— start —
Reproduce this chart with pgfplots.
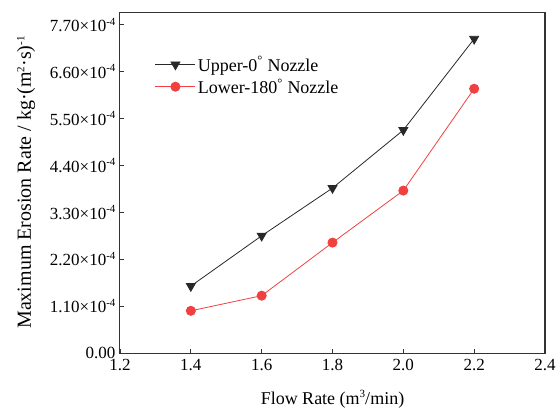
\documentclass[border=0pt]{standalone}
\usepackage{pgfplots}
\pgfplotsset{compat=1.18}
\usepackage{fontspec}
\setmainfont{Liberation Serif}
\definecolor{myred}{RGB}{240,64,64}
\definecolor{mydark}{RGB}{40,40,40}
\newcommand{\mysup}[1]{\raisebox{6.5pt}{\fontsize{11}{11}\selectfont #1}}
\newcommand{\ex}{×10\mysup{-4}}
\begin{document}
\begin{tikzpicture}
\path[use as bounding box] (-120pt,-59pt) rectangle (439pt,353pt);
\begin{axis}[
  at={(0,0)}, anchor=south west,
  scale only axis, width=425pt, height=341pt,
  axis lines=box,
  xmin=1.2, xmax=2.4, ymin=0, ymax=8.0e-4,
  xtick={1.2,1.4,1.6,1.8,2.0,2.2,2.4},
  xticklabels={1.2,1.4,1.6,1.8,2.0,2.2,2.4},
  ytick={0,1.1e-4,2.2e-4,3.3e-4,4.4e-4,5.5e-4,6.6e-4,7.7e-4},
  yticklabels={0.00,1.10\ex,2.20\ex,3.30\ex,4.40\ex,5.50\ex,6.60\ex,7.70\ex},
  scaled y ticks=false,
  tick align=inside, xtick pos=bottom, ytick pos=left,
  major tick length=4pt,
  axis line style={line width=1pt, black!80},
  tick style={line width=0.8pt, black!80},
  tick label style={font=\fontsize{17}{19}\selectfont},
  xticklabel style={yshift=-3pt},
  yticklabel style={xshift=-1pt},
  xlabel={Flow Rate (m\mysup{3}/min)},
  ylabel={Maximum Erosion Rate / kg·(m\mysup{2}·s)\mysup{-1}},
  xlabel style={font=\fontsize{18}{20}\selectfont, at={(0.5,0)}, anchor=north, yshift=-34pt},
  every axis y label/.append style={font=\fontsize{20}{22}\selectfont, at={(ticklabel cs:0.5)}, anchor=south, yshift=8pt},
  legend style={at={(0.082,0.876)}, anchor=north west, draw=none, fill=none,
    font=\fontsize{18}{20}\selectfont, row sep=2pt, inner sep=0pt},
  legend cell align=left,
  legend image code/.code={\draw[mark repeat=2,mark phase=2] plot coordinates {(0pt,0pt)(20pt,0pt)(40pt,0pt)};},
]
\addplot[mydark, line width=0.8pt, mark=triangle*, mark options={rotate=180, scale=2.6, fill=mydark}]
  coordinates {(1.4,1.57e-4) (1.6,2.75e-4) (1.8,3.87e-4) (2.0,5.23e-4) (2.2,7.37e-4)};
\addlegendentry{Upper-0\textsuperscript{°} Nozzle}
\addplot[myred, line width=0.8pt, mark=*, mark options={scale=2.3, fill=myred}]
  coordinates {(1.4,0.99e-4) (1.6,1.345e-4) (1.8,2.59e-4) (2.0,3.81e-4) (2.2,6.2e-4)};
\addlegendentry{Lower-180\textsuperscript{°} Nozzle}
\end{axis}
\draw[line width=1.6pt, black!80] (-0.5pt,340.6pt) -- (424.6pt,340.6pt) -- (424.6pt,-0.5pt);
\end{tikzpicture}
\end{document}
— end —
Set problem: Copy every line above word for word and exclude the pictures.

Problem solution:
Reproduce this chart with pgfplots.
\documentclass[border=0pt]{standalone}
\usepackage{pgfplots}
\pgfplotsset{compat=1.18}
\usepackage{fontspec}
\setmainfont{Liberation Serif}
\definecolor{myred}{RGB}{240,64,64}
\definecolor{mydark}{RGB}{40,40,40}
\newcommand{\mysup}[1]{\raisebox{6.5pt}{\fontsize{11}{11}\selectfont #1}}
\newcommand{\ex}{×10\mysup{-4}}
\begin{document}
\begin{tikzpicture}
\path[use as bounding box] (-120pt,-59pt) rectangle (439pt,353pt);
\begin{axis}[
  at={(0,0)}, anchor=south west,
  scale only axis, width=425pt, height=341pt,
  axis lines=box,
  xmin=1.2, xmax=2.4, ymin=0, ymax=8.0e-4,
  xtick={1.2,1.4,1.6,1.8,2.0,2.2,2.4},
  xticklabels={1.2,1.4,1.6,1.8,2.0,2.2,2.4},
  ytick={0,1.1e-4,2.2e-4,3.3e-4,4.4e-4,5.5e-4,6.6e-4,7.7e-4},
  yticklabels={0.00,1.10\ex,2.20\ex,3.30\ex,4.40\ex,5.50\ex,6.60\ex,7.70\ex},
  scaled y ticks=false,
  tick align=inside, xtick pos=bottom, ytick pos=left,
  major tick length=4pt,
  axis line style={line width=1pt, black!80},
  tick style={line width=0.8pt, black!80},
  tick label style={font=\fontsize{17}{19}\selectfont},
  xticklabel style={yshift=-3pt},
  yticklabel style={xshift=-1pt},
  xlabel={Flow Rate (m\mysup{3}/min)},
  ylabel={Maximum Erosion Rate / kg·(m\mysup{2}·s)\mysup{-1}},
  xlabel style={font=\fontsize{18}{20}\selectfont, at={(0.5,0)}, anchor=north, yshift=-34pt},
  every axis y label/.append style={font=\fontsize{20}{22}\selectfont, at={(ticklabel cs:0.5)}, anchor=south, yshift=8pt},
  legend style={at={(0.082,0.876)}, anchor=north west, draw=none, fill=none,
    font=\fontsize{18}{20}\selectfont, row sep=2pt, inner sep=0pt},
  legend cell align=left,
  legend image code/.code={\draw[mark repeat=2,mark phase=2] plot coordinates {(0pt,0pt)(20pt,0pt)(40pt,0pt)};},
]
\addplot[mydark, line width=0.8pt, mark=triangle*, mark options={rotate=180, scale=2.6, fill=mydark}]
  coordinates {(1.4,1.57e-4) (1.6,2.75e-4) (1.8,3.87e-4) (2.0,5.23e-4) (2.2,7.37e-4)};
\addlegendentry{Upper-0\textsuperscript{°} Nozzle}
\addplot[myred, line width=0.8pt, mark=*, mark options={scale=2.3, fill=myred}]
  coordinates {(1.4,0.99e-4) (1.6,1.345e-4) (1.8,2.59e-4) (2.0,3.81e-4) (2.2,6.2e-4)};
\addlegendentry{Lower-180\textsuperscript{°} Nozzle}
\end{axis}
\draw[line width=1.6pt, black!80] (-0.5pt,340.6pt) -- (424.6pt,340.6pt) -- (424.6pt,-0.5pt);
\end{tikzpicture}
\end{document}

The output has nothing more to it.